Appealing for synergy between all stakeholders to promote a consistent and powerful commitment to solidarity, the President said that migrants’ contributions to a receiving society must be valued. Such a dynamic is crucial and must be regulated by our laws and policies.

‘Newcomers to a society must be informed’

The President said that if newcomers to a society are not informed, they will not be in a position to access even their most fundamental human rights, nor will they be able to fully participate in the life of society.

The President said that we must be aware of the fact that while it is crucial for us to value interactions at an individual level, we must also highlight the systemic and structural difficulties which are faced by newcomers to a society when they come into contact with national and international institutions.
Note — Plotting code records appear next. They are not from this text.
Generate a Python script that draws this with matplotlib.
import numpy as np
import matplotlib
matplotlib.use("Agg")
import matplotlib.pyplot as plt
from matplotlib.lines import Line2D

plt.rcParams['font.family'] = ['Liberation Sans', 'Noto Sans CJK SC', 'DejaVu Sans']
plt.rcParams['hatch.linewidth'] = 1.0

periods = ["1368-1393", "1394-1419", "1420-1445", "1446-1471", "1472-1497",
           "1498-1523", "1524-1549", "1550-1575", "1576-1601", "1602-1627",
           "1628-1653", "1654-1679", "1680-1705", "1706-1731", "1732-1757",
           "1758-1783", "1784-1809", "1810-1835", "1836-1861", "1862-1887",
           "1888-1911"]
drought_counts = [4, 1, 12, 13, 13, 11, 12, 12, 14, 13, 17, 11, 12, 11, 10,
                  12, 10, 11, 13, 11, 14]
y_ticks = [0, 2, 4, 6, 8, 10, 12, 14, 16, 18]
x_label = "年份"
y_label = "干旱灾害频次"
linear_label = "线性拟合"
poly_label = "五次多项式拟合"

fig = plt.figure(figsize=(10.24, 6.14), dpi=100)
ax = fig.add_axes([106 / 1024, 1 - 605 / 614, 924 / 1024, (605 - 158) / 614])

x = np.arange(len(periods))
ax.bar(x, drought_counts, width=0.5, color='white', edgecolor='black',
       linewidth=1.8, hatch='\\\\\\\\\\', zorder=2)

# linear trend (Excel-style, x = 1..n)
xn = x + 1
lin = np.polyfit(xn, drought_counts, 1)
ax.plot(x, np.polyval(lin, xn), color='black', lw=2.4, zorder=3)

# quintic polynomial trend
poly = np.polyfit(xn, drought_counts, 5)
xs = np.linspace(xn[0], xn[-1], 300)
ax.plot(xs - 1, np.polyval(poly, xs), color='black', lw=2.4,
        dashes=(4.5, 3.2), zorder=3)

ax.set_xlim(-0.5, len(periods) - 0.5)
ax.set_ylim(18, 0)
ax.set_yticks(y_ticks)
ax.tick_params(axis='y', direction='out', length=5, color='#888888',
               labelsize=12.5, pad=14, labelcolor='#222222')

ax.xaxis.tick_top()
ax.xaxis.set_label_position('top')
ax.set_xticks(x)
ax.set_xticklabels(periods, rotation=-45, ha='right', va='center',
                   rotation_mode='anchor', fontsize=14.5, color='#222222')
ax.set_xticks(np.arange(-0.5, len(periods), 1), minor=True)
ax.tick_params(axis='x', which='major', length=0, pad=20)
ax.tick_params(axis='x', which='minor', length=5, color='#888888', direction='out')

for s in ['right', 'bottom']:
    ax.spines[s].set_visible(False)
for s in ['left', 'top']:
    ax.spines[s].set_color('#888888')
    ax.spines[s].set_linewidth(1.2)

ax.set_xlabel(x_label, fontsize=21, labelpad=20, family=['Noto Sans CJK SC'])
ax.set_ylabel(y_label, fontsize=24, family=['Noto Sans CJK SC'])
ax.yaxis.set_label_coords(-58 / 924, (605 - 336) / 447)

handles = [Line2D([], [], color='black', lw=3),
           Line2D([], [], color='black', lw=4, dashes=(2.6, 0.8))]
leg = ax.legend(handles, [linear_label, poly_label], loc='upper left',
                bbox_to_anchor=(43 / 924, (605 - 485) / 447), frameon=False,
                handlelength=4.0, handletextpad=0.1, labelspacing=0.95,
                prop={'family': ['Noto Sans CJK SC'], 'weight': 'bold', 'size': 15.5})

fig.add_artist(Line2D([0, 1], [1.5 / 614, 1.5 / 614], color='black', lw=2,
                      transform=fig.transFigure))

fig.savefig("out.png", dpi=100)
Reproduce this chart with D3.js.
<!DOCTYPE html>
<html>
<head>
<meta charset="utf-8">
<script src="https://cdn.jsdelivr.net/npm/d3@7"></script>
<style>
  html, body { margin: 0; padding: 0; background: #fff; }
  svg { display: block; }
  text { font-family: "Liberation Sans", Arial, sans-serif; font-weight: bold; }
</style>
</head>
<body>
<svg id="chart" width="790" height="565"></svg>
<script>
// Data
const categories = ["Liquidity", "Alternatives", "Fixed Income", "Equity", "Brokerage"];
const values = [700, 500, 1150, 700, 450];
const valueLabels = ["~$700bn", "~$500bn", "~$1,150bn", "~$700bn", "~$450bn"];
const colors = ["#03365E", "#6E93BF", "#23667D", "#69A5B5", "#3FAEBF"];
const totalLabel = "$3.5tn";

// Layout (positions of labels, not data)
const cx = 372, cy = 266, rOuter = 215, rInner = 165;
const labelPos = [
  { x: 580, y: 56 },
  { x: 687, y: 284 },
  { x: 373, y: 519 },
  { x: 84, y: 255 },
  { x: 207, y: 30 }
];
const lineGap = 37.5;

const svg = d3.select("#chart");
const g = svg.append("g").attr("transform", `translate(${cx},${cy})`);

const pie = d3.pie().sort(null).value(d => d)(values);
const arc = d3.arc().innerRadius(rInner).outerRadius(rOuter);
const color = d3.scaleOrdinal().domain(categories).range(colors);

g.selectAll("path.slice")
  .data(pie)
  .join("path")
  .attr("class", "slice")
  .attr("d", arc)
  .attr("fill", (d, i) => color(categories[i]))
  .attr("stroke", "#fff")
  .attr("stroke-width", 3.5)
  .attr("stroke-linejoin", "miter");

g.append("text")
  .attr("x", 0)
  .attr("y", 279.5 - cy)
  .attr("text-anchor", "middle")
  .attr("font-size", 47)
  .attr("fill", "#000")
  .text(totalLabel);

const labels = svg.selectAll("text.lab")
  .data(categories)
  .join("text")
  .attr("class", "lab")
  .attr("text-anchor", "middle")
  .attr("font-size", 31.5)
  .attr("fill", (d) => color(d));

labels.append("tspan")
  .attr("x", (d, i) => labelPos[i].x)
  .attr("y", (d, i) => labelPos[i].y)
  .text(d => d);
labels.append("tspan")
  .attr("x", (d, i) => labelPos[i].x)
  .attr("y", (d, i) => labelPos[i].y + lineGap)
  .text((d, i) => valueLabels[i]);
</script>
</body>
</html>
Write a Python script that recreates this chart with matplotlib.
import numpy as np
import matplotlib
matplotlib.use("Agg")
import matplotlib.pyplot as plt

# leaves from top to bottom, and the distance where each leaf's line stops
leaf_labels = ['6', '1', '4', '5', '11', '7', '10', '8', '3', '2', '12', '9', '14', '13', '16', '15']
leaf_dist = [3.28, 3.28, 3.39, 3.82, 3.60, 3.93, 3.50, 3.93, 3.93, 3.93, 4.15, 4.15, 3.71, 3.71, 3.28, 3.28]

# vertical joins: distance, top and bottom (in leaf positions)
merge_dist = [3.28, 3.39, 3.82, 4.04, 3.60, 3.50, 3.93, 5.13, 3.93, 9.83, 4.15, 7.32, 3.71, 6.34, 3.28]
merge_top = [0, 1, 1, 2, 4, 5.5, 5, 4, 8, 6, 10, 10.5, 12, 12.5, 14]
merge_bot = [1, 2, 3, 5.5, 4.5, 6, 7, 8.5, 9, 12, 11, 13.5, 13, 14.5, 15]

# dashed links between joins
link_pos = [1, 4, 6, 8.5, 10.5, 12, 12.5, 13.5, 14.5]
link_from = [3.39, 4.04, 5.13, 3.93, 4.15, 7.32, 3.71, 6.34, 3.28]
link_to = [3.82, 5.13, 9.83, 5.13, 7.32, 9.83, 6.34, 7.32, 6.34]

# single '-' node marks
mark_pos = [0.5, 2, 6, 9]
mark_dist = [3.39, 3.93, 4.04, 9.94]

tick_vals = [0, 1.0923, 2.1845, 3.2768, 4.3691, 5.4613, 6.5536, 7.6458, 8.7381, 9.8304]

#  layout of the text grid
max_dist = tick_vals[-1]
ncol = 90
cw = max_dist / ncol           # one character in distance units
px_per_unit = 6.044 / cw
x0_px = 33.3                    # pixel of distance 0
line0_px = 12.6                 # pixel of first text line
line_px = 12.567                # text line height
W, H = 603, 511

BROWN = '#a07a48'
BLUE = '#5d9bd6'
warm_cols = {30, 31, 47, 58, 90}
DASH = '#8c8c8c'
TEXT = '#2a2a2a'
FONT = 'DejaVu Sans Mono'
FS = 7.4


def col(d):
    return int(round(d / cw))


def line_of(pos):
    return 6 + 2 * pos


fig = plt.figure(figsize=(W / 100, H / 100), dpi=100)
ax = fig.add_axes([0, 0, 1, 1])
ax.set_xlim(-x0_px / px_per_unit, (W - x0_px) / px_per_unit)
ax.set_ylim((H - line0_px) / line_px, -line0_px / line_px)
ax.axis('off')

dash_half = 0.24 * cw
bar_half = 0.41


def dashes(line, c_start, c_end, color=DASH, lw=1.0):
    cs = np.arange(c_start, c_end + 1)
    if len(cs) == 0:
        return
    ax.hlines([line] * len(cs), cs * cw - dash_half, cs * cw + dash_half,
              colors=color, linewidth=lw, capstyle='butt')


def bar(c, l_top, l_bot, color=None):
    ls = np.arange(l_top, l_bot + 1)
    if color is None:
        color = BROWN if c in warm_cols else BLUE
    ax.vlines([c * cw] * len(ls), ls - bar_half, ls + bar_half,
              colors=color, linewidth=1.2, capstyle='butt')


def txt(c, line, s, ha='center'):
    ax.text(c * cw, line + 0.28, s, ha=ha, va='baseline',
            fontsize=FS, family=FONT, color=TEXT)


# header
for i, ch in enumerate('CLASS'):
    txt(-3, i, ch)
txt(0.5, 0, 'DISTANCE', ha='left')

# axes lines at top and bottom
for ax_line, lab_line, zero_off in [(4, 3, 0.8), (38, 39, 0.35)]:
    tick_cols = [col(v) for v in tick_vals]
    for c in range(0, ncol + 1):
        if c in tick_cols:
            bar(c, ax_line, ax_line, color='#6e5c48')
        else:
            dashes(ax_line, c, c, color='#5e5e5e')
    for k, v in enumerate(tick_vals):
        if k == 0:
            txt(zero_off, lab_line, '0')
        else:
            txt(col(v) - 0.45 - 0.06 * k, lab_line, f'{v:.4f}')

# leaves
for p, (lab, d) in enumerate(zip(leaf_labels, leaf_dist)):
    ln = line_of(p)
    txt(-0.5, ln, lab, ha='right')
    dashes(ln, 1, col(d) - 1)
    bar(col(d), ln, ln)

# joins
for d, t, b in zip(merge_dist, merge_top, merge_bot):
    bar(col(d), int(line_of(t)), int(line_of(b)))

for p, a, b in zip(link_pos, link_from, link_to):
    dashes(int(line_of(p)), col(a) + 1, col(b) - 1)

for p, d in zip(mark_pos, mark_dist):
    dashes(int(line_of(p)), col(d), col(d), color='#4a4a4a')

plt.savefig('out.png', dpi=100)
President Coleiro Preca said that when migrants encounter an educational system, or other structures which regulate employment and healthcare, then they necessarily come face-to-face with a series of laws, regulations, and executive organisations.

They are also affected by unwritten practices, subtle customs, cultural expectations and attitudes. ‘These further complicate the ways in which a receiving society functions for migrants,’ and ‘it is on this level that inclusion or exclusion, befriending or alienation, opportunities or disconnections, frequently take place.’

The President said that for this reason, ‘at reception, the attitudes of our institutions must be mirrored by a humane and inclusive culture of openness to others.’

In conclusion, President Coleiro Preca reiterated the fact that ‘it is when we work in synergy with a vision and a long-term strategy to promote a culture of positive peace and meaningful well-being, that we can ensure that each and every human being is given his or her rightful fundamental dignity in Malta, in the European Union, and across the world.’